Labor gave nothing to the hundreds of thousands thrown out of work, whose benefits remain below the poverty line at $226.60 a week. The government also announced an unprecedented lifting of the pension age from 65 to 67 from 2017, which will force many to keep working longer, placing additional strains on manual workers in particular.

As for Labor’s parental leave scheme, it only offers the minimum wage ($544 per week) for 18 weeks. Parents who take up this stipend, which counts as taxable income, will lose other welfare entitlements. As a result, according to a Productivity Commission report released in 2008, families will receive on average only $2,000 in extra income, nowhere near enough to cover four months off work.

The disclosures about Gillard’s role indicate that, for all the efforts of the Labor Party and the media, assisted by the trade unions and the various pseudo-left groups, to shut down discussion on the coup and its implications, the stench continues to grow.

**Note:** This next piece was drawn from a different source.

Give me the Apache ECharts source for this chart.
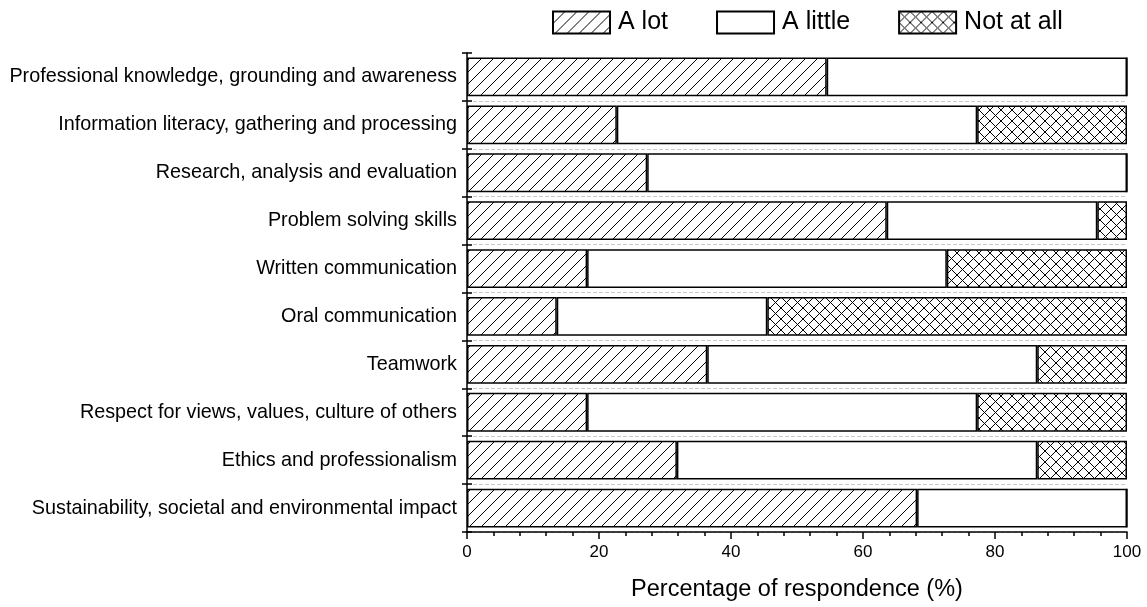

This is the fourth major leak from within the cabinet since Rudd was ousted. As an article in this morning’s Age by Shaun Carney points out, Gillard has now been depicted as “the mastermind of Labor’s decision to put an emissions trading scheme on ice, a welsher on a supposed leadership deal with Kevin Rudd and a liar on paid parental leave who regards age pensioners with contempt”.

Carney observes that “the attacks are systematic and it would be remarkable if there were no more between now and August 21”. He notes that Labor suffered two splits in the twentieth century but “outright, progressive treachery like this during a federal election campaign is something else. Wherever it goes, Gillard’s campaign caravan is always in danger of coming under sniper fire.”

Whatever the precise motivations of the leakers the revelations are yet another indication of the profound, and still unravelling, implications of the Gillard coup.